• _PROBLEM STATEMENT_
Copy all the entries below exactly, but not the pictures.

======== RECORDS SHOWN ========

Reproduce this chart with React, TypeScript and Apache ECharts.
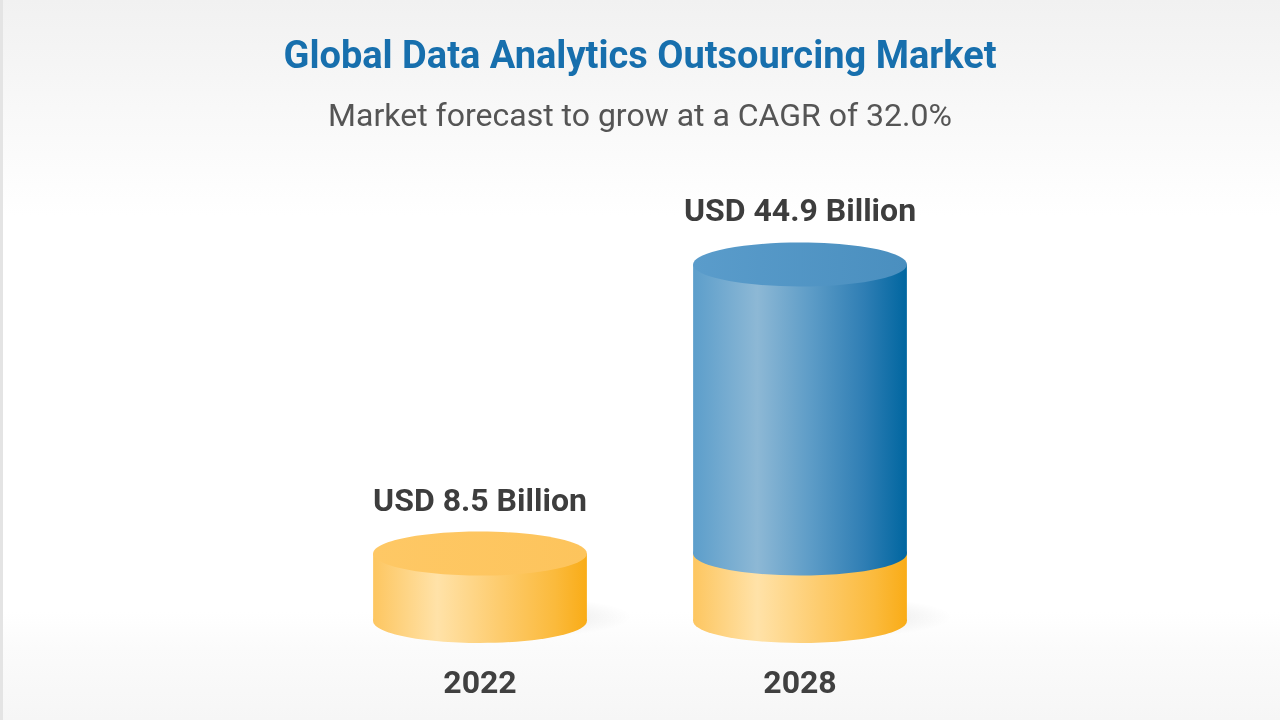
import React, { useEffect, useRef } from 'react';
import * as echarts from 'echarts';

const categories = ['2022', '2028'];
const marketValues = [8.5, 44.9];
const valueLabels = ['USD 8.5 Billion', 'USD 44.9 Billion'];
const titleText = 'Global Data Analytics Outsourcing Market';
const subtitleText = 'Market forecast to grow at a CAGR of 32.0%';

const FONT = 'Roboto, "Noto Sans", sans-serif';

const yellowBody = new echarts.graphic.LinearGradient(0, 0, 1, 0, [
  { offset: 0, color: '#fdc660' },
  { offset: 0.3, color: '#ffe2a8' },
  { offset: 0.6, color: '#fdcb6c' },
  { offset: 0.85, color: '#fbba3c' },
  { offset: 1, color: '#f9ac17' },
]);
const yellowTop = new echarts.graphic.LinearGradient(0, 0, 1, 0, [
  { offset: 0, color: '#fec865' },
  { offset: 1, color: '#fdc45c' },
]);
const blueBody = new echarts.graphic.LinearGradient(0, 0, 1, 0, [
  { offset: 0, color: '#5c9ecb' },
  { offset: 0.3, color: '#8db8d5' },
  { offset: 0.55, color: '#5d9cc7' },
  { offset: 0.8, color: '#2f7eb4' },
  { offset: 1, color: '#0066a0' },
]);
const blueTop = new echarts.graphic.LinearGradient(0, 0, 1, 0, [
  { offset: 0, color: '#5a9ccb' },
  { offset: 1, color: '#4a8fbf' },
]);

const App: React.FC = () => {
  const chartRef = useRef<HTMLDivElement>(null);

  useEffect(() => {
    if (!chartRef.current) return;
    const chart = echarts.init(chartRef.current, undefined, { renderer: 'svg' });
    const base = marketValues[0];

    const renderItem = (params: any, api: any) => {
      const idx = api.value(0);
      const total = api.value(1);
      const [cx, yTop] = api.coord([idx, total]);
      const [, yBottom] = api.coord([idx, 0]);
      const [, yBase] = api.coord([idx, Math.min(base, total)]);
      const rx = api.size([1, 0])[0] * 0.334;
      const ry = 22;
      const children: any[] = [
        {
          type: 'ellipse',
          shape: { cx: cx + 45, cy: yBottom - 4, rx: rx, ry: 20 },
          style: {
            fill: new echarts.graphic.RadialGradient(0.5, 0.5, 0.5, [
              { offset: 0, color: 'rgba(0,0,0,0.10)' },
              { offset: 1, color: 'rgba(0,0,0,0)' },
            ]),
          },
        },
        { type: 'ellipse', shape: { cx, cy: yBottom, rx, ry }, style: { fill: yellowBody } },
        {
          type: 'rect',
          shape: { x: cx - rx, y: yBase, width: rx * 2, height: yBottom - yBase },
          style: { fill: yellowBody },
        },
      ];
      if (total > base) {
        children.push(
          { type: 'ellipse', shape: { cx, cy: yBase, rx, ry }, style: { fill: blueBody } },
          {
            type: 'rect',
            shape: { x: cx - rx, y: yTop, width: rx * 2, height: yBase - yTop },
            style: { fill: blueBody },
          },
          { type: 'ellipse', shape: { cx, cy: yTop, rx, ry }, style: { fill: blueTop } }
        );
      } else {
        children.push({ type: 'ellipse', shape: { cx, cy: yTop, rx, ry }, style: { fill: yellowTop } });
      }
      children.push({
        type: 'text',
        style: {
          text: valueLabels[idx],
          x: cx,
          y: yTop - ry - 32,
          textAlign: 'center',
          textVerticalAlign: 'middle',
          fontFamily: FONT,
          fontWeight: 'bold',
          fontSize: 32,
          fill: '#3d3d3d',
        },
      });
      return { type: 'group', children };
    };

    chart.setOption({
      animation: false,
      graphic: [
        {
          type: 'rect',
          z: -10,
          silent: true,
          shape: { x: 0, y: 0, width: 1280, height: 720 },
          style: {
            fill: new echarts.graphic.LinearGradient(0, 0, 0, 1, [
              { offset: 0, color: '#f1f1f1' },
              { offset: 0.3, color: '#ffffff' },
              { offset: 0.85, color: '#ffffff' },
              { offset: 0.9, color: '#fbfbfb' },
              { offset: 1, color: '#f6f6f6' },
            ]),
          },
        },
        {
          type: 'rect',
          z: -9,
          silent: true,
          shape: { x: 0, y: 0, width: 3, height: 720 },
          style: { fill: '#e4e4e4' },
        },
      ],
      title: [
        {
          text: titleText,
          left: 'center',
          top: 31,
          textStyle: { fontFamily: FONT, fontSize: 38, fontWeight: 'bold', color: '#176fad' },
        },
        {
          text: subtitleText,
          left: 'center',
          top: 94,
          textStyle: { fontFamily: FONT, fontSize: 32, fontWeight: 'normal', color: '#555555' },
        },
      ],
      grid: { left: 320, right: 320, top: 224, bottom: 99 },
      xAxis: {
        type: 'category',
        data: categories,
        axisLine: { show: false },
        axisTick: { show: false },
        axisLabel: {
          margin: 45,
          fontFamily: FONT,
          fontSize: 32,
          fontWeight: 'bold',
          color: '#404040',
        },
      },
      yAxis: {
        type: 'value',
        min: 0,
        max: 50,
        show: false,
        splitLine: { show: false },
      },
      series: [
        {
          type: 'custom',
          renderItem,
          encode: { x: 0, y: 1 },
          data: marketValues.map((v, i) => [i, v]),
          clip: false,
        },
      ],
    });

    return () => {
      chart.dispose();
    };
  }, []);

  return (
    <div
      ref={chartRef}
      style={{ position: 'fixed', left: 0, top: 0, width: '1280px', height: '720px' }}
    ></div>
  );
};

export default App;
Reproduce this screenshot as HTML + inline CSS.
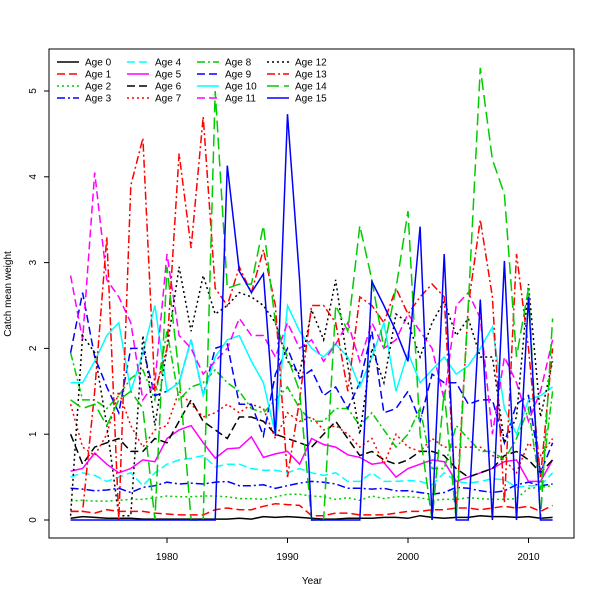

========

• _FULL SOLUTION_
Reproduce this chart with React, TypeScript and Apache ECharts.
import React, { useEffect, useRef } from 'react';
import * as echarts from 'echarts';

const categories = ['2022', '2028'];
const marketValues = [8.5, 44.9];
const valueLabels = ['USD 8.5 Billion', 'USD 44.9 Billion'];
const titleText = 'Global Data Analytics Outsourcing Market';
const subtitleText = 'Market forecast to grow at a CAGR of 32.0%';

const FONT = 'Roboto, "Noto Sans", sans-serif';

const yellowBody = new echarts.graphic.LinearGradient(0, 0, 1, 0, [
  { offset: 0, color: '#fdc660' },
  { offset: 0.3, color: '#ffe2a8' },
  { offset: 0.6, color: '#fdcb6c' },
  { offset: 0.85, color: '#fbba3c' },
  { offset: 1, color: '#f9ac17' },
]);
const yellowTop = new echarts.graphic.LinearGradient(0, 0, 1, 0, [
  { offset: 0, color: '#fec865' },
  { offset: 1, color: '#fdc45c' },
]);
const blueBody = new echarts.graphic.LinearGradient(0, 0, 1, 0, [
  { offset: 0, color: '#5c9ecb' },
  { offset: 0.3, color: '#8db8d5' },
  { offset: 0.55, color: '#5d9cc7' },
  { offset: 0.8, color: '#2f7eb4' },
  { offset: 1, color: '#0066a0' },
]);
const blueTop = new echarts.graphic.LinearGradient(0, 0, 1, 0, [
  { offset: 0, color: '#5a9ccb' },
  { offset: 1, color: '#4a8fbf' },
]);

const App: React.FC = () => {
  const chartRef = useRef<HTMLDivElement>(null);

  useEffect(() => {
    if (!chartRef.current) return;
    const chart = echarts.init(chartRef.current, undefined, { renderer: 'svg' });
    const base = marketValues[0];

    const renderItem = (params: any, api: any) => {
      const idx = api.value(0);
      const total = api.value(1);
      const [cx, yTop] = api.coord([idx, total]);
      const [, yBottom] = api.coord([idx, 0]);
      const [, yBase] = api.coord([idx, Math.min(base, total)]);
      const rx = api.size([1, 0])[0] * 0.334;
      const ry = 22;
      const children: any[] = [
        {
          type: 'ellipse',
          shape: { cx: cx + 45, cy: yBottom - 4, rx: rx, ry: 20 },
          style: {
            fill: new echarts.graphic.RadialGradient(0.5, 0.5, 0.5, [
              { offset: 0, color: 'rgba(0,0,0,0.10)' },
              { offset: 1, color: 'rgba(0,0,0,0)' },
            ]),
          },
        },
        { type: 'ellipse', shape: { cx, cy: yBottom, rx, ry }, style: { fill: yellowBody } },
        {
          type: 'rect',
          shape: { x: cx - rx, y: yBase, width: rx * 2, height: yBottom - yBase },
          style: { fill: yellowBody },
        },
      ];
      if (total > base) {
        children.push(
          { type: 'ellipse', shape: { cx, cy: yBase, rx, ry }, style: { fill: blueBody } },
          {
            type: 'rect',
            shape: { x: cx - rx, y: yTop, width: rx * 2, height: yBase - yTop },
            style: { fill: blueBody },
          },
          { type: 'ellipse', shape: { cx, cy: yTop, rx, ry }, style: { fill: blueTop } }
        );
      } else {
        children.push({ type: 'ellipse', shape: { cx, cy: yTop, rx, ry }, style: { fill: yellowTop } });
      }
      children.push({
        type: 'text',
        style: {
          text: valueLabels[idx],
          x: cx,
          y: yTop - ry - 32,
          textAlign: 'center',
          textVerticalAlign: 'middle',
          fontFamily: FONT,
          fontWeight: 'bold',
          fontSize: 32,
          fill: '#3d3d3d',
        },
      });
      return { type: 'group', children };
    };

    chart.setOption({
      animation: false,
      graphic: [
        {
          type: 'rect',
          z: -10,
          silent: true,
          shape: { x: 0, y: 0, width: 1280, height: 720 },
          style: {
            fill: new echarts.graphic.LinearGradient(0, 0, 0, 1, [
              { offset: 0, color: '#f1f1f1' },
              { offset: 0.3, color: '#ffffff' },
              { offset: 0.85, color: '#ffffff' },
              { offset: 0.9, color: '#fbfbfb' },
              { offset: 1, color: '#f6f6f6' },
            ]),
          },
        },
        {
          type: 'rect',
          z: -9,
          silent: true,
          shape: { x: 0, y: 0, width: 3, height: 720 },
          style: { fill: '#e4e4e4' },
        },
      ],
      title: [
        {
          text: titleText,
          left: 'center',
          top: 31,
          textStyle: { fontFamily: FONT, fontSize: 38, fontWeight: 'bold', color: '#176fad' },
        },
        {
          text: subtitleText,
          left: 'center',
          top: 94,
          textStyle: { fontFamily: FONT, fontSize: 32, fontWeight: 'normal', color: '#555555' },
        },
      ],
      grid: { left: 320, right: 320, top: 224, bottom: 99 },
      xAxis: {
        type: 'category',
        data: categories,
        axisLine: { show: false },
        axisTick: { show: false },
        axisLabel: {
          margin: 45,
          fontFamily: FONT,
          fontSize: 32,
          fontWeight: 'bold',
          color: '#404040',
        },
      },
      yAxis: {
        type: 'value',
        min: 0,
        max: 50,
        show: false,
        splitLine: { show: false },
      },
      series: [
        {
          type: 'custom',
          renderItem,
          encode: { x: 0, y: 1 },
          data: marketValues.map((v, i) => [i, v]),
          clip: false,
        },
      ],
    });

    return () => {
      chart.dispose();
    };
  }, []);

  return (
    <div
      ref={chartRef}
      style={{ position: 'fixed', left: 0, top: 0, width: '1280px', height: '720px' }}
    ></div>
  );
};

export default App;
Reproduce this screenshot as HTML + inline CSS.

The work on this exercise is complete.